Don’t look for hope, be hope. Be willing to get up every day in the cold and dark to once again clear the way for others to live in peace together. This is what faithful Christians have been doing for 2000 years, and nothing has changed for us; it is still what we are called to do today. Don’t look for hope; be hope.
This week, John Buckwalter shared a story on Facebook of a Mennonite congregation who took God’s call to heart. After the shooting in Pittsburgh that killed 11 members of a synagogue two weeks ago, Jews around the nation felt vulnerable and frightened. The congregation of Sha’ar Zahav in San Francisco were in particular worried about their safety because their building is visibly Jewish and in addition, it was founded by and for the LGBTQI community. The synagogue shares the building with a Mennonite church that worships there on Sundays, and after the shooting, the Mennonite pastors reached out to the Rabbi of Sha’ar Zahav. They offered to gather outside the doors of the building that Friday night, holding a vigil of protection for their Jewish friends during Sabbath worship. Accordingly, on Friday evening as the Sabbath services began, about 20 Mennonites stood outside the front doors in an arc, singing hymns and holding candles. The Rabbi said that hearing those voices outside the windows felt as if they were being held in an embrace while they worshiped. He wrote, “My chief hope since the shooting has been that we will refuse to live in fear… We will continue our community’s work fighting systemic anti-Semitism, white supremacy and racism. We will continue fighting for the rights of immigrants and asylum seekers. In our commitment to create a world where no community needs an armed guard to gather for worship in safety, we will continue to address the deadly combination of hate and easy access to weapons. The Mennonites are returning tonight,” he said, “to sing outside our doors once more as we observe the 80th anniversary of Kristallnacht, the “Night of Broken Glass,” when attacks on Jews and synagogues were carried out by the Nazis. Of course, we don’t expect our friends’ presence at our door to be a permanent solution to a complex, ongoing problem. Perhaps our community will decide that we do need to step up security measures in some way down the line. But in the short term,” he said, “I’ll take 20 Mennonites over one armed security guard any day.” 2
Those Mennonites didn’t look for hope in the wake of another tragic event; they chose to become home. They pushed back at the bigotry and cruelty of the world by embracing their neighbors with compassion; by singing hymns, lighting candles, and continuing to do the work to which Christ had called them.

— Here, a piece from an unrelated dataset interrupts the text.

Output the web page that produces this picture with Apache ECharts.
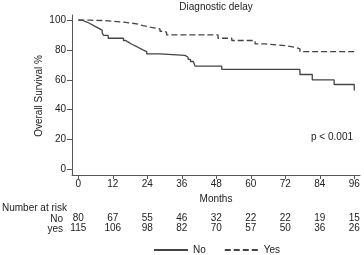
<!DOCTYPE html>
<html><head><meta charset="utf-8">
<script src="https://cdn.jsdelivr.net/npm/echarts@6/dist/echarts.min.js"></script>
<style>html,body{margin:0;padding:0;background:#fff}#c{width:364px;height:255px}</style>
</head><body><div id="c"></div>
<script>
const monthTicks = [0, 12, 24, 36, 48, 60, 72, 84, 96];
const survTicks = [0, 20, 40, 60, 80, 100];
const riskNo = [80, 67, 55, 46, 32, 22, 22, 19, 15];
const riskYes = [115, 106, 98, 82, 70, 57, 50, 36, 26];
const seriesNo = [[0,100],[1.5,99],[2.5,98.3],[3.5,97.3],[4.5,96.2],[5.5,95.2],[6.5,94.2],[7.5,93.2],[8.3,91.5],[8.8,89.8],[10.4,87.9],[15.7,86.4],[16.5,85.3],[17.4,84.2],[18.3,83.4],[19.2,82.6],[20,81.7],[20.9,80.8],[21.8,80],[22.6,79],[23.8,77.4],[28.4,76.4],[37.1,75.2],[38.2,73.8],[39,72.3],[40,71.2],[40.6,69.2],[49.9,67],[77.1,63.6],[81.4,60],[89,56.9],[96,52.9]];
const seriesYes = [[0,100],[4.1,99.8],[8.7,98.7],[15.7,97.6],[20.3,96.4],[22.5,95.3],[24.9,94.2],[28.4,92.6],[29.6,92],[30.7,90.2],[48.6,87.9],[53.4,86.4],[61.5,84.1],[64.9,83],[71.9,81.9],[75.4,80.8],[77.1,79],[96,79]];

const FONT = 'Liberation Sans, Arial, sans-serif';
const TXT = '#222';
const AX = '#555';
const xMin = -2.2, xMax = 98;

function riskAxis(arr, off) {
  return {
    type: 'value', gridIndex: 0, position: 'bottom', offset: off, min: xMin, max: xMax,
    axisLine: {show: false}, axisTick: {show: false}, splitLine: {show: false},
    axisLabel: {customValues: monthTicks, margin: 0, fontSize: 10, color: TXT, fontFamily: FONT,
      formatter: v => { const i = monthTicks.indexOf(Math.round(v)); return i >= 0 ? String(arr[i]) : ''; }}
  };
}

const chart = echarts.init(document.getElementById('c'), null, {renderer: 'canvas'});
chart.setOption({
  animation: false,
  grid: {left: 72, right: 4, top: 15, bottom: 80},
  legend: {
    left: 148, top: 240, itemWidth: 34, itemHeight: 6, itemGap: 18,
    itemStyle: {opacity: 0},
    textStyle: {fontSize: 10, color: TXT, fontFamily: FONT},
    data: ['No', 'Yes']
  },
  xAxis: [
    {
      type: 'value', min: xMin, max: xMax, position: 'bottom',
      name: 'Months', nameLocation: 'middle', nameGap: 15,
      nameTextStyle: {fontSize: 10, color: TXT, fontFamily: FONT},
      axisLine: {show: true, onZero: false, lineStyle: {color: AX, width: 1}},
      axisTick: {show: true, length: 4, customValues: monthTicks, lineStyle: {color: AX}},
      axisLabel: {customValues: monthTicks, margin: 4, fontSize: 10, color: TXT, fontFamily: FONT},
      splitLine: {show: false}
    },
    riskAxis(riskNo, 38),
    riskAxis(riskYes, 48)
  ],
  yAxis: {
    type: 'value', min: -3.8, max: 103.5,
    axisLine: {show: true, onZero: false, lineStyle: {color: AX, width: 1}},
    axisTick: {show: true, length: 5, customValues: survTicks, lineStyle: {color: AX}},
    axisLabel: {customValues: survTicks, margin: 6, fontSize: 10, color: TXT, fontFamily: FONT},
    splitLine: {show: false}
  },
  series: [
    {name: 'No', type: 'line', step: 'end', symbol: 'none', data: seriesNo,
      color: '#444', lineStyle: {color: '#444', width: 1.3, type: 'solid'}},
    {name: 'Yes', type: 'line', step: 'end', symbol: 'none', data: seriesYes,
      color: '#444', lineStyle: {color: '#444', width: 1.3, type: [6, 3]}}
  ],
  graphic: [
    {type: 'text', x: 39, y: 96, rotation: Math.PI / 2, style: {text: 'Overall Survival %', x: 0, y: 0, textAlign: 'center', textVerticalAlign: 'middle', fill: TXT, font: '10px ' + FONT}},
    {type: 'text', style: {text: 'Diagnostic delay', x: 216, y: 7, textAlign: 'center', textVerticalAlign: 'middle', fill: TXT, font: '10px ' + FONT}},
    {type: 'text', style: {text: 'p < 0.001', x: 353, y: 137, textAlign: 'right', textVerticalAlign: 'middle', fill: TXT, font: '10px ' + FONT}},
    {type: 'text', style: {text: 'Number at risk', x: 2, y: 208, textAlign: 'left', textVerticalAlign: 'middle', fill: TXT, font: '10px ' + FONT}},
    {type: 'text', style: {text: 'No', x: 63, y: 219, textAlign: 'right', textVerticalAlign: 'middle', fill: TXT, font: '10px ' + FONT}},
    {type: 'text', style: {text: 'yes', x: 63, y: 229, textAlign: 'right', textVerticalAlign: 'middle', fill: TXT, font: '10px ' + FONT}}
  ]
});
</script></body></html>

So too, we in this church pledge to be hope for one another and for the world; to find comfort and strength in the ongoing commitment of our fellow Christians to get up every day no matter how dark or cold the world, and persist in our work. We will rejoice with those who rejoice, we will weep with those who weep, we will live in harmony with one another; associate with the lowly; refuse to repay evil for evil, take thought for what is noble in the sight of all, and as far as possible, live peaceably with all.
This is our calling, as it has been for 2000 years; Christ calls us to be the hope the world so desperately needs.